▶ [WRITTEN INSTRUCTION]:
Without altering anything, output the material below.
>> Start DATA SEGMENT
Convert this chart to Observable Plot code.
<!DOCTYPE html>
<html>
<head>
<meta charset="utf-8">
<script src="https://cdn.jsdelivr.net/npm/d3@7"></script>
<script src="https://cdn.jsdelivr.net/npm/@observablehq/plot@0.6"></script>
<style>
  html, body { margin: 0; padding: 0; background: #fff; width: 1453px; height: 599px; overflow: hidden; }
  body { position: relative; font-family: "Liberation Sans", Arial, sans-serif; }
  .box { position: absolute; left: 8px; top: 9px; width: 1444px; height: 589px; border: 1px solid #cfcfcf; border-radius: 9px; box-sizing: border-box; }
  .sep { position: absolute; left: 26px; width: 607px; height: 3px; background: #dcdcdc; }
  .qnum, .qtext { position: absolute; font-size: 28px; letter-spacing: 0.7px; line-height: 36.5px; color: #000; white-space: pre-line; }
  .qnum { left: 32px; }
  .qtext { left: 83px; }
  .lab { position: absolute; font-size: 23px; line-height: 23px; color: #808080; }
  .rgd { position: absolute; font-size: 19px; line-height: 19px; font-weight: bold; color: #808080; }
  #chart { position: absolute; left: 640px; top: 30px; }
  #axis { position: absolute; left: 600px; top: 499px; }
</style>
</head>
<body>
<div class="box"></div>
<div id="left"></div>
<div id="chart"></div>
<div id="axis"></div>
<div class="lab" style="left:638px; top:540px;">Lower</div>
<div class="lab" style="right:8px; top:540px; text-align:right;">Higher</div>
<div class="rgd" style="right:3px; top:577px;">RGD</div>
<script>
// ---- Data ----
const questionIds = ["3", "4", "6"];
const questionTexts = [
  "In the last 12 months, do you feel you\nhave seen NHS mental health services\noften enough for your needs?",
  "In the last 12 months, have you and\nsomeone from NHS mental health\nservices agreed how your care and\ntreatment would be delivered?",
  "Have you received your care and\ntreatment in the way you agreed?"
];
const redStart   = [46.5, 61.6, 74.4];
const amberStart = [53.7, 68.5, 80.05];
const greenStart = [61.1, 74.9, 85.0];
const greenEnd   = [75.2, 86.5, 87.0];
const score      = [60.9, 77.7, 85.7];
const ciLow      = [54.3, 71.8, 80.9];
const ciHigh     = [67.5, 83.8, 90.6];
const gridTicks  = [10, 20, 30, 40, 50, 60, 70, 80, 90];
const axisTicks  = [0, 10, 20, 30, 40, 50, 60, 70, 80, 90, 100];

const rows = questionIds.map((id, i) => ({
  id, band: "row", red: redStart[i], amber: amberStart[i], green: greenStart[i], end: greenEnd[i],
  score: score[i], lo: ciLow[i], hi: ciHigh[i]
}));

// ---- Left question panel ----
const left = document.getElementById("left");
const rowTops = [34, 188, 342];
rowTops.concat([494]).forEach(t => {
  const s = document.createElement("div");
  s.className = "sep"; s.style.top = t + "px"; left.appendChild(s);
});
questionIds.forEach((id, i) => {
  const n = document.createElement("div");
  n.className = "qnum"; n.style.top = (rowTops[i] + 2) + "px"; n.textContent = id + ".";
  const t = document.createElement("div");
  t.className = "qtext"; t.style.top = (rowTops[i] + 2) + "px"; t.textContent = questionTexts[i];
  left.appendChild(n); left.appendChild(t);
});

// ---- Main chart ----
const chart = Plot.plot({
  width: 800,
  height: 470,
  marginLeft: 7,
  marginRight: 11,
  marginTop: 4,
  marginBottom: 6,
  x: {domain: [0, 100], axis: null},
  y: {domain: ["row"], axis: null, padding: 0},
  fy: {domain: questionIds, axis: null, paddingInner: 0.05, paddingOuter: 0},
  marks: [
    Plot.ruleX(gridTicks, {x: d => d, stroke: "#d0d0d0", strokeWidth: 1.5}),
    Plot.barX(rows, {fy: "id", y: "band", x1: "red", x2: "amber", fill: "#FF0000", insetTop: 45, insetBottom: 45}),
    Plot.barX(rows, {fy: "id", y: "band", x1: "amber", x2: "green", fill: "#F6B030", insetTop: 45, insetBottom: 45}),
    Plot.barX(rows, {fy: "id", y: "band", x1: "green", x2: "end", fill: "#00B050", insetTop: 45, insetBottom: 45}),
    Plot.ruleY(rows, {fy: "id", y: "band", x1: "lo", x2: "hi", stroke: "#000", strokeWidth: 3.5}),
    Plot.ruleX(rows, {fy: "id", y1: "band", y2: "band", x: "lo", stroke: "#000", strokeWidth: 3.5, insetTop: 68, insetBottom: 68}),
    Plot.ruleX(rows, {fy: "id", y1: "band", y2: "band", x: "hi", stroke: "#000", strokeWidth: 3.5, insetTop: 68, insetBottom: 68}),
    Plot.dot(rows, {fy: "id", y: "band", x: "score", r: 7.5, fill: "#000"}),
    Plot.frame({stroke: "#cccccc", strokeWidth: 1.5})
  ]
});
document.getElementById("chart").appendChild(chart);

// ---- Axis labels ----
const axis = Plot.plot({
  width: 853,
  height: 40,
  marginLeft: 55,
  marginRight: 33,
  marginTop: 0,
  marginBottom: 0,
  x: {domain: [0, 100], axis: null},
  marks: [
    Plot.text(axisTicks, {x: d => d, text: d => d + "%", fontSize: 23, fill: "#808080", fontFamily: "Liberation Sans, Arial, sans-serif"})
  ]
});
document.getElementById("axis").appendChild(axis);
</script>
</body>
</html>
>> End DATA SEGMENT
▶ [ANSWER TO THIS EXERCISE]:
Convert this chart to Observable Plot code.
<!DOCTYPE html>
<html>
<head>
<meta charset="utf-8">
<script src="https://cdn.jsdelivr.net/npm/d3@7"></script>
<script src="https://cdn.jsdelivr.net/npm/@observablehq/plot@0.6"></script>
<style>
  html, body { margin: 0; padding: 0; background: #fff; width: 1453px; height: 599px; overflow: hidden; }
  body { position: relative; font-family: "Liberation Sans", Arial, sans-serif; }
  .box { position: absolute; left: 8px; top: 9px; width: 1444px; height: 589px; border: 1px solid #cfcfcf; border-radius: 9px; box-sizing: border-box; }
  .sep { position: absolute; left: 26px; width: 607px; height: 3px; background: #dcdcdc; }
  .qnum, .qtext { position: absolute; font-size: 28px; letter-spacing: 0.7px; line-height: 36.5px; color: #000; white-space: pre-line; }
  .qnum { left: 32px; }
  .qtext { left: 83px; }
  .lab { position: absolute; font-size: 23px; line-height: 23px; color: #808080; }
  .rgd { position: absolute; font-size: 19px; line-height: 19px; font-weight: bold; color: #808080; }
  #chart { position: absolute; left: 640px; top: 30px; }
  #axis { position: absolute; left: 600px; top: 499px; }
</style>
</head>
<body>
<div class="box"></div>
<div id="left"></div>
<div id="chart"></div>
<div id="axis"></div>
<div class="lab" style="left:638px; top:540px;">Lower</div>
<div class="lab" style="right:8px; top:540px; text-align:right;">Higher</div>
<div class="rgd" style="right:3px; top:577px;">RGD</div>
<script>
// ---- Data ----
const questionIds = ["3", "4", "6"];
const questionTexts = [
  "In the last 12 months, do you feel you\nhave seen NHS mental health services\noften enough for your needs?",
  "In the last 12 months, have you and\nsomeone from NHS mental health\nservices agreed how your care and\ntreatment would be delivered?",
  "Have you received your care and\ntreatment in the way you agreed?"
];
const redStart   = [46.5, 61.6, 74.4];
const amberStart = [53.7, 68.5, 80.05];
const greenStart = [61.1, 74.9, 85.0];
const greenEnd   = [75.2, 86.5, 87.0];
const score      = [60.9, 77.7, 85.7];
const ciLow      = [54.3, 71.8, 80.9];
const ciHigh     = [67.5, 83.8, 90.6];
const gridTicks  = [10, 20, 30, 40, 50, 60, 70, 80, 90];
const axisTicks  = [0, 10, 20, 30, 40, 50, 60, 70, 80, 90, 100];

const rows = questionIds.map((id, i) => ({
  id, band: "row", red: redStart[i], amber: amberStart[i], green: greenStart[i], end: greenEnd[i],
  score: score[i], lo: ciLow[i], hi: ciHigh[i]
}));

// ---- Left question panel ----
const left = document.getElementById("left");
const rowTops = [34, 188, 342];
rowTops.concat([494]).forEach(t => {
  const s = document.createElement("div");
  s.className = "sep"; s.style.top = t + "px"; left.appendChild(s);
});
questionIds.forEach((id, i) => {
  const n = document.createElement("div");
  n.className = "qnum"; n.style.top = (rowTops[i] + 2) + "px"; n.textContent = id + ".";
  const t = document.createElement("div");
  t.className = "qtext"; t.style.top = (rowTops[i] + 2) + "px"; t.textContent = questionTexts[i];
  left.appendChild(n); left.appendChild(t);
});

// ---- Main chart ----
const chart = Plot.plot({
  width: 800,
  height: 470,
  marginLeft: 7,
  marginRight: 11,
  marginTop: 4,
  marginBottom: 6,
  x: {domain: [0, 100], axis: null},
  y: {domain: ["row"], axis: null, padding: 0},
  fy: {domain: questionIds, axis: null, paddingInner: 0.05, paddingOuter: 0},
  marks: [
    Plot.ruleX(gridTicks, {x: d => d, stroke: "#d0d0d0", strokeWidth: 1.5}),
    Plot.barX(rows, {fy: "id", y: "band", x1: "red", x2: "amber", fill: "#FF0000", insetTop: 45, insetBottom: 45}),
    Plot.barX(rows, {fy: "id", y: "band", x1: "amber", x2: "green", fill: "#F6B030", insetTop: 45, insetBottom: 45}),
    Plot.barX(rows, {fy: "id", y: "band", x1: "green", x2: "end", fill: "#00B050", insetTop: 45, insetBottom: 45}),
    Plot.ruleY(rows, {fy: "id", y: "band", x1: "lo", x2: "hi", stroke: "#000", strokeWidth: 3.5}),
    Plot.ruleX(rows, {fy: "id", y1: "band", y2: "band", x: "lo", stroke: "#000", strokeWidth: 3.5, insetTop: 68, insetBottom: 68}),
    Plot.ruleX(rows, {fy: "id", y1: "band", y2: "band", x: "hi", stroke: "#000", strokeWidth: 3.5, insetTop: 68, insetBottom: 68}),
    Plot.dot(rows, {fy: "id", y: "band", x: "score", r: 7.5, fill: "#000"}),
    Plot.frame({stroke: "#cccccc", strokeWidth: 1.5})
  ]
});
document.getElementById("chart").appendChild(chart);

// ---- Axis labels ----
const axis = Plot.plot({
  width: 853,
  height: 40,
  marginLeft: 55,
  marginRight: 33,
  marginTop: 0,
  marginBottom: 0,
  x: {domain: [0, 100], axis: null},
  marks: [
    Plot.text(axisTicks, {x: d => d, text: d => d + "%", fontSize: 23, fill: "#808080", fontFamily: "Liberation Sans, Arial, sans-serif"})
  ]
});
document.getElementById("axis").appendChild(axis);
</script>
</body>
</html>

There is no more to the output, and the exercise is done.